**What this task involves:**
Copy out the data below as written; omit any images.

**Provided material:**
•••
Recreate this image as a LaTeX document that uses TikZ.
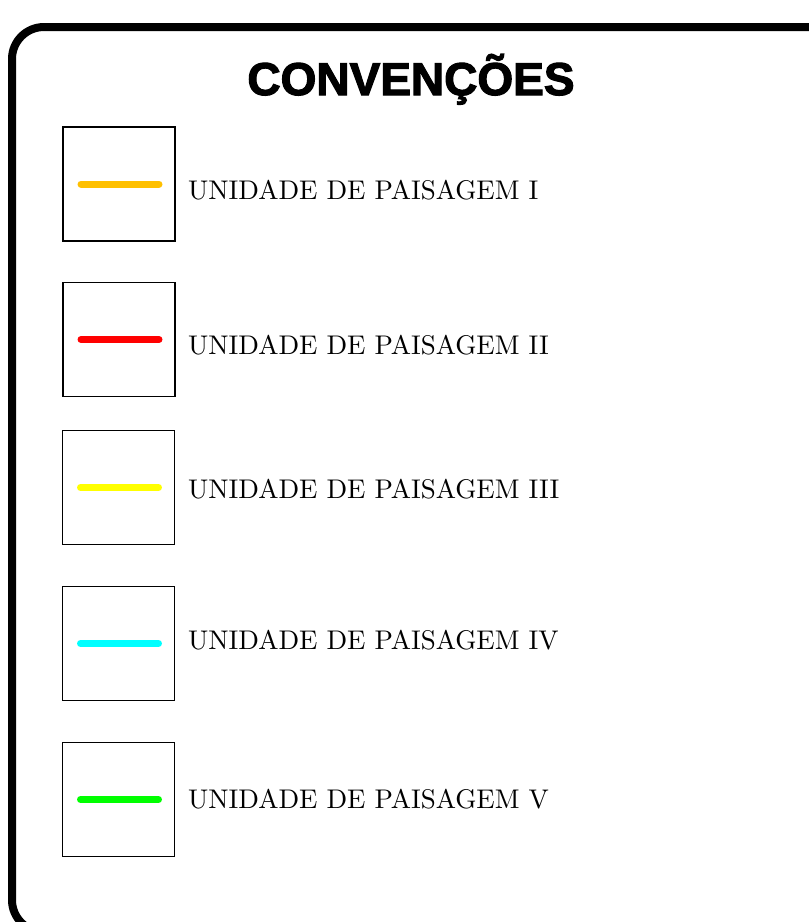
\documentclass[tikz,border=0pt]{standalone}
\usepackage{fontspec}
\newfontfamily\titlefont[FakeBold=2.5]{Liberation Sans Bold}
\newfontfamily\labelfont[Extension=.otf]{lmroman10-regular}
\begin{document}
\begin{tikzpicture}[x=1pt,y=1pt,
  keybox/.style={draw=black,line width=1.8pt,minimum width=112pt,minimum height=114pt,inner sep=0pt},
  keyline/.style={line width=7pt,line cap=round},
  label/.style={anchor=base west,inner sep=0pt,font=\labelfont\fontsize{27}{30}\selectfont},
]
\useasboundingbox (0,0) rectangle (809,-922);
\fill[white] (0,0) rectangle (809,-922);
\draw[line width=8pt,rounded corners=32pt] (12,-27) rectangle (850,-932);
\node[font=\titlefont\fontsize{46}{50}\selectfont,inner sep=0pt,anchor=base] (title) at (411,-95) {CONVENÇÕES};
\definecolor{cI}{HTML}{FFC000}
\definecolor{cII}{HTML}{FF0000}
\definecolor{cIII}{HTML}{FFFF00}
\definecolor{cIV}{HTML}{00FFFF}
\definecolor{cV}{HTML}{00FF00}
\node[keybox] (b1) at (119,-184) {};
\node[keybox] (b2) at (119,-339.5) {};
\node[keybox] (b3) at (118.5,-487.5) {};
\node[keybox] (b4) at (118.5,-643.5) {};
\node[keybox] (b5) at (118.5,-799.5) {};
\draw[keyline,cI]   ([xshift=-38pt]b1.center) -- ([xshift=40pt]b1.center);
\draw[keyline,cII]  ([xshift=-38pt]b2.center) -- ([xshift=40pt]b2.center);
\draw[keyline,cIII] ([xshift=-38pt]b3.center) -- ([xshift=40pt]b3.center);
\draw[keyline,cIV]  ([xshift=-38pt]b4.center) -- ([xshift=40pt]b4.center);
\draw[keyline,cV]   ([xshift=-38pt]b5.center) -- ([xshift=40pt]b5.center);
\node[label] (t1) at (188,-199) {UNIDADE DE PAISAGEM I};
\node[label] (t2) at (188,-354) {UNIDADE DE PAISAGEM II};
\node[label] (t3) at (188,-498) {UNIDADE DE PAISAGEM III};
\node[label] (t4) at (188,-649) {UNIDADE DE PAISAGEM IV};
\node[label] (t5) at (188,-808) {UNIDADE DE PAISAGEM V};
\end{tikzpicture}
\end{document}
•••
**Reply:**
Recreate this image as a LaTeX document that uses TikZ.
\documentclass[tikz,border=0pt]{standalone}
\usepackage{fontspec}
\newfontfamily\titlefont[FakeBold=2.5]{Liberation Sans Bold}
\newfontfamily\labelfont[Extension=.otf]{lmroman10-regular}
\begin{document}
\begin{tikzpicture}[x=1pt,y=1pt,
  keybox/.style={draw=black,line width=1.8pt,minimum width=112pt,minimum height=114pt,inner sep=0pt},
  keyline/.style={line width=7pt,line cap=round},
  label/.style={anchor=base west,inner sep=0pt,font=\labelfont\fontsize{27}{30}\selectfont},
]
\useasboundingbox (0,0) rectangle (809,-922);
\fill[white] (0,0) rectangle (809,-922);
\draw[line width=8pt,rounded corners=32pt] (12,-27) rectangle (850,-932);
\node[font=\titlefont\fontsize{46}{50}\selectfont,inner sep=0pt,anchor=base] (title) at (411,-95) {CONVENÇÕES};
\definecolor{cI}{HTML}{FFC000}
\definecolor{cII}{HTML}{FF0000}
\definecolor{cIII}{HTML}{FFFF00}
\definecolor{cIV}{HTML}{00FFFF}
\definecolor{cV}{HTML}{00FF00}
\node[keybox] (b1) at (119,-184) {};
\node[keybox] (b2) at (119,-339.5) {};
\node[keybox] (b3) at (118.5,-487.5) {};
\node[keybox] (b4) at (118.5,-643.5) {};
\node[keybox] (b5) at (118.5,-799.5) {};
\draw[keyline,cI]   ([xshift=-38pt]b1.center) -- ([xshift=40pt]b1.center);
\draw[keyline,cII]  ([xshift=-38pt]b2.center) -- ([xshift=40pt]b2.center);
\draw[keyline,cIII] ([xshift=-38pt]b3.center) -- ([xshift=40pt]b3.center);
\draw[keyline,cIV]  ([xshift=-38pt]b4.center) -- ([xshift=40pt]b4.center);
\draw[keyline,cV]   ([xshift=-38pt]b5.center) -- ([xshift=40pt]b5.center);
\node[label] (t1) at (188,-199) {UNIDADE DE PAISAGEM I};
\node[label] (t2) at (188,-354) {UNIDADE DE PAISAGEM II};
\node[label] (t3) at (188,-498) {UNIDADE DE PAISAGEM III};
\node[label] (t4) at (188,-649) {UNIDADE DE PAISAGEM IV};
\node[label] (t5) at (188,-808) {UNIDADE DE PAISAGEM V};
\end{tikzpicture}
\end{document}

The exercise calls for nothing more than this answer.